In order to understand the implications of the Abu-Ghraib photographs, we must first consider the mutable nuances of American war-imagery over the past thirty years. Ever since the images of naked Vietnamese girls running through field with their flesh aflame with napalm and American soldiers coming back in body-bags from the Vietnam War, the U.S. government and media have carefully managed war-imagery because of its power to negatively affect public opinion towards U.S. wars of aggression (Vietnam, Nicaragua, Greneda, and Iraq being examples par excellence). Since Vietnam, war imagery has moved away from a corporeal, embodied, subjective mediazation of war, to a more distanced, de-corporeal, objective experience of spectacular violence; in other words, there has been an erasure of the human body from the picture. This objective experience ranges from distanced, night-vision experiences of bombs downpouring on cities, to embedding journalists with the military in order to ensure coverage of only one side, to the insidious refusal to enumerate Iraqi casualties (though a recent John Hopkins report states that an incredible 650,000 Iraqis have been killed since the most recent invasion by the United States). Media coverage of flagdraped caskets of soldiers has also been strictly censored. As University of Chicago art historian WJT Mitchell argues, like the first Gulf War, ‘this [has been] a war without bodies or tears for [and from] the American public, but one filled, at the same time, with a sense of danger, paranoia, and spectacular violence.’

It is within this context that we can understand the unconventionality of the Abu-Ghraib photographs: they were a reintroduction of bodies back into war imagery. In a mediatized world where the political stakes are the power of fascination, it was only after the corporeal imagery of real suffering and humiliation depicted in the Abu-Ghraib imagery (and in New Orleans for that matter) that the support for the war dwindled. It is no coincidence that Rumsfeld’s first response to the public disclosure of the Abu-Ghraib tortures was to ban the possession of digital cameras. But what made these photographs seem significant?

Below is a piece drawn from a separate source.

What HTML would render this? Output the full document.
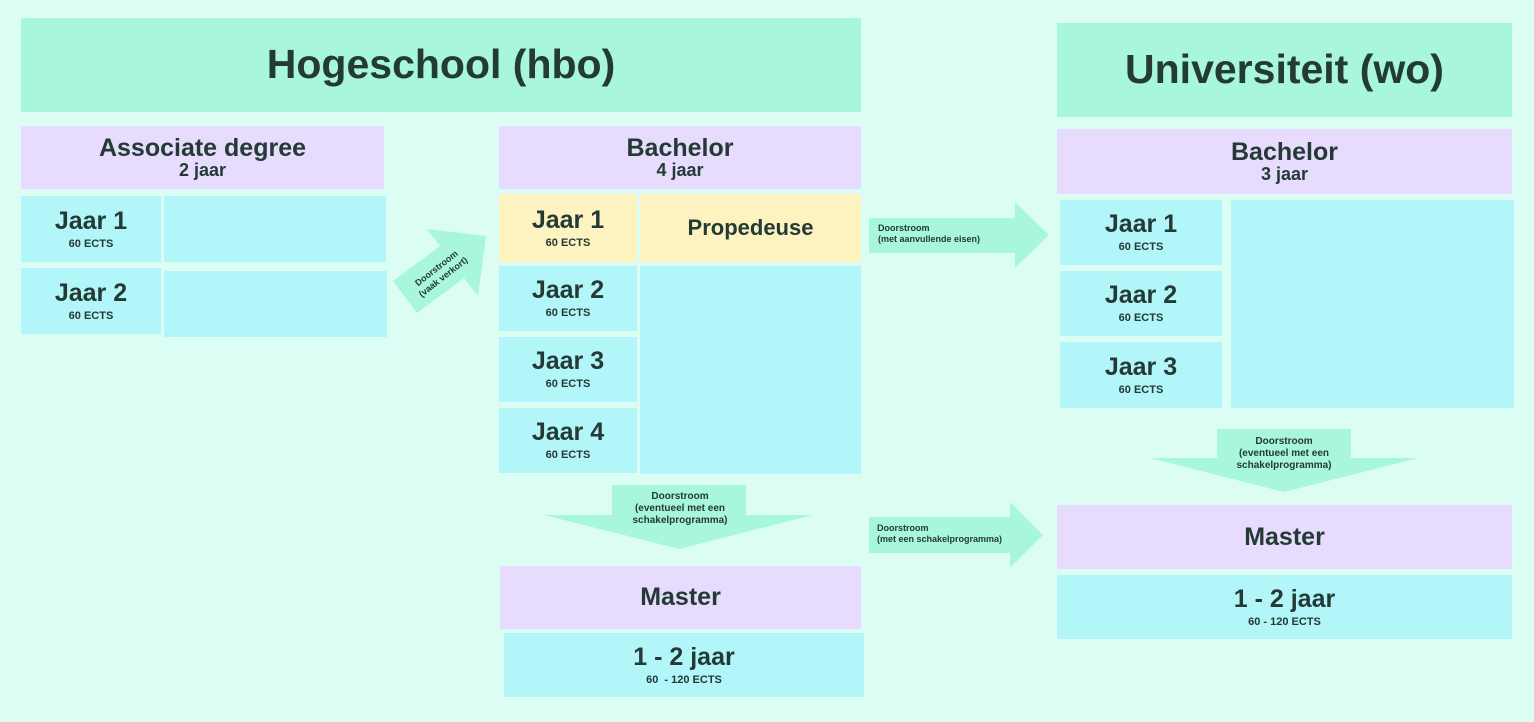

I would argue that this unconventional war-imagery was what Jacque Lacan would call a veritable ‘answer of the real.’ In other words, the unsanitized photographs revealed more about American culture than was too comfortable to acknowledge.

The Insignificance of Torture

One of the more interesting responses to the disclosure of the Abu-Ghraib photographs came from the right-wing pundit Rush Limbaugh, who attempted to do his part in quality control by likening the images to something that happens in ‘fraternity houses all the time.’ Even though Limbaugh was criticized heavily for this reaction, it was precisely his insinuation that Abu-Ghraib was unexceptional that provoked the rage, and I think he is more right than his critics suggest, though not in the ways he might believe. What makes the Abu-Ghraib photographs insignificant is the fact that they are indeed banal—they are like images that are depicted on television ad nauseum, as well as routinely performed and practiced in American culture. In other words, they fall in line with what I would call the conventions of American pop-torture.

As social theorists Bulent Diken and Carsten Laustsen argue, the pictures ‘are a testimony to the extent of voyeurism and brutalization present in today’s society… the pictures signify a normalization… of the extreme exercise of sado-masochistic ritual (e.g., Lynndie England leading a naked man around on a leash).’ One needs to look no further than shows like 24 and Battlestar Galactica (where ‘terrorists’ are routinely tortured for reasons of ‘national security’), and movies like Pulp Fiction and Hostel to see that it is no secret that the United States celebrates fantasies of ‘cool’ violence as ‘good entertainment.’ As Susan Sontag suggests, ‘depicting orgies of torture is being normalized, by the apostles of the new, bellicose, imperial America, as high-spirited prankishness or venting.’ I will never forget a commercial that was shown recently for the show 24 that started with ‘America never backs down from the threat of terrorism’ flashing on the screen, followed by the image of U.S. soldiers breaking into Iraqi houses. The commercial then continued with ‘And neither does Jack,’ followed by Jack Bauer (Kiefer Sutherland) choking an unnamed ‘terrorist.’ This kind of spectacular pop-torture has become so ubiquitous that it barely merits mentioning.

However, it is not just within the real of spectacular images that torturous violence is becoming normalized. As the famed Slovenian cultural critic Slajov Zizek enthuses, the insignificance of the Abu-Ghraib in the American context is due to similar photos surfacing in regular intervals in the US press. For instance, when ‘some scandal explodes in an army unit or on a high-school campus, where the initiatic ritual went to far and soldiers and students got hurt beyond a level considered tolerable, forced to assume a humiliating pose, to perform debasing gestures, to be pierced by needles, and so on.’ A telling example is the recent fraternity initiation gone wrong at the University of Oregon, when a rushing student had their anus penetrated in front of his peers with a beer bottle, which broke inside of him.

It is the logic behind torture that makes the Abu-Ghraib photos insignificant, because the logic of inflicting pain for security and/or fun has become all-pervasive. But why the reaction of shock that followed the release of the Abu-Ghraib photos? I would argue that it was due to their being out-of-place in the imaginary that caused the mass shudder. In other words, they exceeded the boundaries of fiction, and instead brought to bear the very real consequences of war that is more than distanced imagery. Further, those pictures revealed the surreptitious practices and performances that have become omnipresent within U.S. families and communities. Indeed, the pictures were a welcoming into the desert of the American subcultural real.